Since the inception of the Turkish Government Scholarship programme in 2011, about 250 Ghanaian students have benefited from it.
Out of the number, 70 of the beneficiaries have completed their courses while 180 are still in the Eurasia country studying various programmes at the master’s level.
The Turkish Ambassador to Ghana, Madam Nesrin Bayazit, disclosed this in a media interview last Monday.
She was speaking after a dinner organised by the embassy for Turkish graduates.
The night brought together 33 fresh beneficiaries, who are yet to leave Ghana to start their programmes in Turkey and those who have completed their courses and are back here in Ghana.
Some of the past beneficiaries are frustrated about their inability to secure jobs since their return.
They are made up of master’s degree graduates in petroleum, petrochemical and electrical engineering, medicine and economics, among others.
The 250 beneficiaries of the Turkish Government Scholarship were selected by the Ghana unit of the Turks Abroad and Related Communities, a special initiative by that country’s government started in 2011 to help allocate scholarships for international students.
In addition to those who have benefited or are benefiting from the Turkish government’s benevolence, Madam Bayazit said 106 other Ghanaian students were studying in various cities throughout the country.
This brings to 356, the number of Ghanaians that have studied or are studying in Turkey.

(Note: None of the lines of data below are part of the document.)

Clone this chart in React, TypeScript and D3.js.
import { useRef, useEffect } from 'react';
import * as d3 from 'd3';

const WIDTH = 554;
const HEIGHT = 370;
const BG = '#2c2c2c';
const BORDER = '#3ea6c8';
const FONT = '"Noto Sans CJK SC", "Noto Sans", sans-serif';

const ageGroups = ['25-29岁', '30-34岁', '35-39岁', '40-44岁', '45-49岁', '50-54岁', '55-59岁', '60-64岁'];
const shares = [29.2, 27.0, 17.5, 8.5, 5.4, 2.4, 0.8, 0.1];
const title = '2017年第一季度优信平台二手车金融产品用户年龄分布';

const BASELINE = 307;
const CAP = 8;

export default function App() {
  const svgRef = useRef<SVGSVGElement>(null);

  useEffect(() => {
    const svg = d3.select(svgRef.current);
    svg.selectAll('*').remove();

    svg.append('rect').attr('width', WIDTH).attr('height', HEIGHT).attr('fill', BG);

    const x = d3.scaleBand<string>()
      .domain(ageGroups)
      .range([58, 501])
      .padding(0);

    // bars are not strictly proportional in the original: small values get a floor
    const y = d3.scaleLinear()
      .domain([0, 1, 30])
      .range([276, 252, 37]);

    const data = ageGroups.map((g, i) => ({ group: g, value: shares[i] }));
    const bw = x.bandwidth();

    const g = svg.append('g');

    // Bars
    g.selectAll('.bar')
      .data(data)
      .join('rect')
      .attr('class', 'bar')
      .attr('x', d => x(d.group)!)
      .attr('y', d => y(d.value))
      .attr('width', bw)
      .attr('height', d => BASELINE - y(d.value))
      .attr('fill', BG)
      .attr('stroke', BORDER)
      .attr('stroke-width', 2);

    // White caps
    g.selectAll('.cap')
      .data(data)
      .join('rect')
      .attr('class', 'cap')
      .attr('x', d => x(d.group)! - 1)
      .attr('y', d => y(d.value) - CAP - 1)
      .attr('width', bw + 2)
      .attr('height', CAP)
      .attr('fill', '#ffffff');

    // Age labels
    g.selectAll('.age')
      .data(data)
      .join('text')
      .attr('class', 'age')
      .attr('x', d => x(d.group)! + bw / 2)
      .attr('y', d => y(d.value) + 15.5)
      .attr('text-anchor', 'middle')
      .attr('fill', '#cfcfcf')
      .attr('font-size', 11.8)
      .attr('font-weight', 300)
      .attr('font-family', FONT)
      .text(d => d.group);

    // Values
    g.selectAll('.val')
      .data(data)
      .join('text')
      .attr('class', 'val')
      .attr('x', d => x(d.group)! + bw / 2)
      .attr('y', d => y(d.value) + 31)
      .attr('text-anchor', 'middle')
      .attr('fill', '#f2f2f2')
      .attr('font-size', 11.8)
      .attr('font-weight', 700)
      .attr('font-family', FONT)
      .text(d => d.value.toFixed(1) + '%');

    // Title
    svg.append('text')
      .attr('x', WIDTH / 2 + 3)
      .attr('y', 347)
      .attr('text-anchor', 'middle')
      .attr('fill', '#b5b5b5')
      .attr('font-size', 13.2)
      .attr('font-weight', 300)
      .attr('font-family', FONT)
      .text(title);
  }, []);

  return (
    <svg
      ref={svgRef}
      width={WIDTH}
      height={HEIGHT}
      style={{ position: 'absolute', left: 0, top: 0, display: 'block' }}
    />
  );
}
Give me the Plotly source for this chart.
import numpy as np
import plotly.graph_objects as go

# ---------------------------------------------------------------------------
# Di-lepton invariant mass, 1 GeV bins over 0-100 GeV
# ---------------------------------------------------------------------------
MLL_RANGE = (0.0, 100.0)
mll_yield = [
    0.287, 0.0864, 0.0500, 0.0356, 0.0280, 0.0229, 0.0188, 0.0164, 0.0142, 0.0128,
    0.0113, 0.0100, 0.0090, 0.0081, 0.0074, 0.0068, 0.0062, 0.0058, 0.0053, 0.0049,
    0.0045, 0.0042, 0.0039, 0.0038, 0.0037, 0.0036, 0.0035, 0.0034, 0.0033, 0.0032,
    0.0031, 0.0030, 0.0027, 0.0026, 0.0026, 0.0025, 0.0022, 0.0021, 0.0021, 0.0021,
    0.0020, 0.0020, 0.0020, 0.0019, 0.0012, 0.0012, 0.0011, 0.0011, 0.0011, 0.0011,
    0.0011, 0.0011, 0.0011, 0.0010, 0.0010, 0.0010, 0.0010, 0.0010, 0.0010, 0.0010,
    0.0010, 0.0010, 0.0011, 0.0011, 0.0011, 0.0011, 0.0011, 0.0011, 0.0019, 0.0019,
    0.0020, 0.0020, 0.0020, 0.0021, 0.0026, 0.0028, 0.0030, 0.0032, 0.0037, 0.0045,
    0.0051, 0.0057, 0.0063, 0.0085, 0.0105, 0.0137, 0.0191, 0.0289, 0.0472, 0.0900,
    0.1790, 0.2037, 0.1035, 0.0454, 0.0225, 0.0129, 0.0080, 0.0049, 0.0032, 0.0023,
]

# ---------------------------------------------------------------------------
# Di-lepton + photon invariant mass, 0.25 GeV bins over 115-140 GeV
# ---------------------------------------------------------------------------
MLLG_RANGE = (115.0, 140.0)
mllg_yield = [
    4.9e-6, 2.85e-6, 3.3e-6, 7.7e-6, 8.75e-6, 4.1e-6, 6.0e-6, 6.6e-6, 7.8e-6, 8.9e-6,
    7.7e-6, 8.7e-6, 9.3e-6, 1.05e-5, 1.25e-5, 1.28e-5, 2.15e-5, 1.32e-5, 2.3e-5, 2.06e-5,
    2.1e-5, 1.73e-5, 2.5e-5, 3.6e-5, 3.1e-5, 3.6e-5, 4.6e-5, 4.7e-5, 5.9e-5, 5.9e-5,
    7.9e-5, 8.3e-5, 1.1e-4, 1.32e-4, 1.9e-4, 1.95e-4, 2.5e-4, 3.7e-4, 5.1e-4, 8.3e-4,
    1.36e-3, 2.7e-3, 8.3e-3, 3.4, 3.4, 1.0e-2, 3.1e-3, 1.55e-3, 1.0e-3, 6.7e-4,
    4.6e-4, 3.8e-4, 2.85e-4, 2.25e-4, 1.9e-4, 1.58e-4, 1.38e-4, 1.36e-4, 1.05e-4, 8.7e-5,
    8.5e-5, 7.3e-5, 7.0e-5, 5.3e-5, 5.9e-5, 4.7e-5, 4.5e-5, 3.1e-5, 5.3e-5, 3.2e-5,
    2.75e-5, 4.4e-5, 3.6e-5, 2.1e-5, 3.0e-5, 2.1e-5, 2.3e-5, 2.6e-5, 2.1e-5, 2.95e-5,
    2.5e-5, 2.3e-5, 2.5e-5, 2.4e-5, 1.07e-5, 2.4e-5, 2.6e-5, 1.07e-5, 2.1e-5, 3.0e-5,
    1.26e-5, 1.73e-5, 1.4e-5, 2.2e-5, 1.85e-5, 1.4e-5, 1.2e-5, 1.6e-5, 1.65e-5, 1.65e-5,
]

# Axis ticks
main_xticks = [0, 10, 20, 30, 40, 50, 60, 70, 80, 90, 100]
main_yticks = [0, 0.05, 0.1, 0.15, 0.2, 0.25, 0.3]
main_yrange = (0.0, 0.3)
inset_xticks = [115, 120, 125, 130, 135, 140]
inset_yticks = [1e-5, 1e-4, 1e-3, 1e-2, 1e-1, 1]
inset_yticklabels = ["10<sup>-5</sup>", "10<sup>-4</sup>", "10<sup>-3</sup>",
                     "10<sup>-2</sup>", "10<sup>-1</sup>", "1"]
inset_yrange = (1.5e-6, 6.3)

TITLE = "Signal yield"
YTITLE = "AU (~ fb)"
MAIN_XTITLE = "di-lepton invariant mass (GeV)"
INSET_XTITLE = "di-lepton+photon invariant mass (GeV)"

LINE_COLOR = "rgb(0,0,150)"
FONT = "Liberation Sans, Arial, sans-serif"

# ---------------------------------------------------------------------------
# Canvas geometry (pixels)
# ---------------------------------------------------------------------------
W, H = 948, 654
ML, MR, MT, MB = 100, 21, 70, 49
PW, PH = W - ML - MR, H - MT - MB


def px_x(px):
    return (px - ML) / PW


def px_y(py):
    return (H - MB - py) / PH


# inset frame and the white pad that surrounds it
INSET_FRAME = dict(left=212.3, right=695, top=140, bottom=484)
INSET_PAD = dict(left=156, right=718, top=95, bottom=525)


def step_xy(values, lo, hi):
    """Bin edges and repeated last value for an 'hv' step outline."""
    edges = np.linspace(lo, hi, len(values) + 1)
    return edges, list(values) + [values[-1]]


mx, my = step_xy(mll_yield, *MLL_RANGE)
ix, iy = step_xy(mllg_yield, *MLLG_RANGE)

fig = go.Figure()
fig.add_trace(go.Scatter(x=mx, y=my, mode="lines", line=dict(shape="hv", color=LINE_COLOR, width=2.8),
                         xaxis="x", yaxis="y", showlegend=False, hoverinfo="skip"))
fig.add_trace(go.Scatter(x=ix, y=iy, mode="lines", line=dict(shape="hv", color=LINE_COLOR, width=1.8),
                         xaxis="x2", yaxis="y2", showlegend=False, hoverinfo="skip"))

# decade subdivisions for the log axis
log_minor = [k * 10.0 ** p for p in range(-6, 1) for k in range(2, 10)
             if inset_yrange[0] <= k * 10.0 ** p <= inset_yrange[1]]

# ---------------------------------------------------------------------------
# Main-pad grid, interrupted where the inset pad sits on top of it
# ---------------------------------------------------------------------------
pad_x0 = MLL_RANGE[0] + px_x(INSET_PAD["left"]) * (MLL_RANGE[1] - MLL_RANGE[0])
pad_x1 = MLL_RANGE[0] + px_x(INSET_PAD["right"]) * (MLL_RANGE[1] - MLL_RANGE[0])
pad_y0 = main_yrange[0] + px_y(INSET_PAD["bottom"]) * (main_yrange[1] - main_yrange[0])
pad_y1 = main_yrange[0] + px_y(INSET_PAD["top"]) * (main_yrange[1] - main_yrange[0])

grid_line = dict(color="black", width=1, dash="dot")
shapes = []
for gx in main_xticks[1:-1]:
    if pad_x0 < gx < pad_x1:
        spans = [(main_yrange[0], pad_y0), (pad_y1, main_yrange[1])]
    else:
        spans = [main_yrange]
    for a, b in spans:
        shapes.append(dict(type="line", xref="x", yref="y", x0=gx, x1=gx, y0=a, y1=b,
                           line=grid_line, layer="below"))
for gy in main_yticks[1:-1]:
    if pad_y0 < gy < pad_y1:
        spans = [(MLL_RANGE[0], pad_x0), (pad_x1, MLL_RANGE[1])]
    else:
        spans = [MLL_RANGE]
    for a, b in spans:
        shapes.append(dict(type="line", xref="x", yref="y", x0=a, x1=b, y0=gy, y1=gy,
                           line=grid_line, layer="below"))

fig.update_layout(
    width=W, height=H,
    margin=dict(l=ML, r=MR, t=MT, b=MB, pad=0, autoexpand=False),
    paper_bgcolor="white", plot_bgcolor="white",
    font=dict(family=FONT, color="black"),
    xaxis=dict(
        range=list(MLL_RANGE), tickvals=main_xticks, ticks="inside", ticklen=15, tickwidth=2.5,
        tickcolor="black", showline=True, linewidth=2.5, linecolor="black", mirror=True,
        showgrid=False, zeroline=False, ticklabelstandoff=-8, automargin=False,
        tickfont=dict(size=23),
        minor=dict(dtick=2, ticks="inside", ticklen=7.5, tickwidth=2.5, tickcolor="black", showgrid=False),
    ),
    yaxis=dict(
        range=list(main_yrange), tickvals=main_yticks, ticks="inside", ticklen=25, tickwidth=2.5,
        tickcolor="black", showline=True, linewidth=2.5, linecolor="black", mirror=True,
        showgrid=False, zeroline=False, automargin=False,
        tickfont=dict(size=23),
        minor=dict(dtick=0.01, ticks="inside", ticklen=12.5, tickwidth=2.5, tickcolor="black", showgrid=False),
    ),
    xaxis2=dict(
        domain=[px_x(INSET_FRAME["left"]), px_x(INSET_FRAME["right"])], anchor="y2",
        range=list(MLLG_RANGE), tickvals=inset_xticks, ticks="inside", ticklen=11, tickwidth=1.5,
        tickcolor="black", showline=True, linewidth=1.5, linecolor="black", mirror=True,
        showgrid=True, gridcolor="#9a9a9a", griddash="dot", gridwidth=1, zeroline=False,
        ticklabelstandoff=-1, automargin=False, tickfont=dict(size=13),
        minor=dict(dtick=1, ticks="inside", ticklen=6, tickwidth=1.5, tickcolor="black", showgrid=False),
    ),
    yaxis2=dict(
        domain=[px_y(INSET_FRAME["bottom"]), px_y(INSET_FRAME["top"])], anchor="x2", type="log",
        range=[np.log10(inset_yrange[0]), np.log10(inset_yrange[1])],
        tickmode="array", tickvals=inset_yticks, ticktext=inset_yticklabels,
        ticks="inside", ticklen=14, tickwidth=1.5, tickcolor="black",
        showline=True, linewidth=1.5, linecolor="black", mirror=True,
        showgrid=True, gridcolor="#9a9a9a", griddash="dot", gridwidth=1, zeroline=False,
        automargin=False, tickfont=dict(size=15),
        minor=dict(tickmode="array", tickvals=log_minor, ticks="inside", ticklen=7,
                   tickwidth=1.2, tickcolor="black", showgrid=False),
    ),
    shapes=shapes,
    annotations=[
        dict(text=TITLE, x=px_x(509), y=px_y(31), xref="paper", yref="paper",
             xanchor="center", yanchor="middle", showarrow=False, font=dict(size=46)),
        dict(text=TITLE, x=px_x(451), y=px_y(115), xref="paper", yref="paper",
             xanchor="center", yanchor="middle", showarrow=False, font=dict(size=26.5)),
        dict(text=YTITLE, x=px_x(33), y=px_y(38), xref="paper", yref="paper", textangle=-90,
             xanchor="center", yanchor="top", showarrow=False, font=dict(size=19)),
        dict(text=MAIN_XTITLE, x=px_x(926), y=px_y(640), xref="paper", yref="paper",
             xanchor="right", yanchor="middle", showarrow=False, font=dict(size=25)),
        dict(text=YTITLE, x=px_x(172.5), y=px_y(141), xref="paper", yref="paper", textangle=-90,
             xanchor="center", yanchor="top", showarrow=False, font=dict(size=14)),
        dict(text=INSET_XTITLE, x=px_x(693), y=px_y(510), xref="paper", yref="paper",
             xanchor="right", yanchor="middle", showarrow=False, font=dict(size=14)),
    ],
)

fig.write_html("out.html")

Beyond helping to enrich the knowledge and expertise of the students, the ambassador said the Turkish Government Scholarship was another opportune window to further enhance the relationship between the two countries.
She entreated the past beneficiaries to put their knowledge to proper use to help enhance the lives of their people while growing local economies.
Madam Bayazit cautioned those yet to go against joining bad groups that could destroy their future. She notified the students of some radical groups in and around Turkey that had the tendency of luring them into bad acts with dire consequences.
While emphasising her government’s commitment to continue with the scholarship programme, the ambassador noted that it was regrettable that some of the beneficiaries were unable to secure jobs since completing their courses.
She said the Turkish government was not just interested in helping educate young persons in the country but was keen on ensuring that they put the knowledge to proper use.
“This will help enhance their own lives and deter them from joining radical groups.
“I was just talking to two of the students, who studied Petroleum Engineering in one of the best universities in Turkey. One of them was the best in his term but unfortunately, they are still unemployed after their return to Ghana,” she said.
Given the implications on the lives of the people, Madam Bayazit said her outfit had resolved to, among other things, help increase Turkish investments in Ghana to help absorb some of the teeming youth.
She mentioned the government’s flagship district industrialisation programme, the one-district, one-factory, as one of the initiatives the embassy was looking at taking advantage of.
So far, she said interests from Turkish investors in the country’s economy had been encouraging and expressed the hope that more companies would set up businesses here to help the youth to benefit from the various opportunities.
Like their counterparts in Turkey, Madam Bayazit also encouraged Ghanaian investors to take advantage of business opportunities in Turkey to help employ teeming young Turks.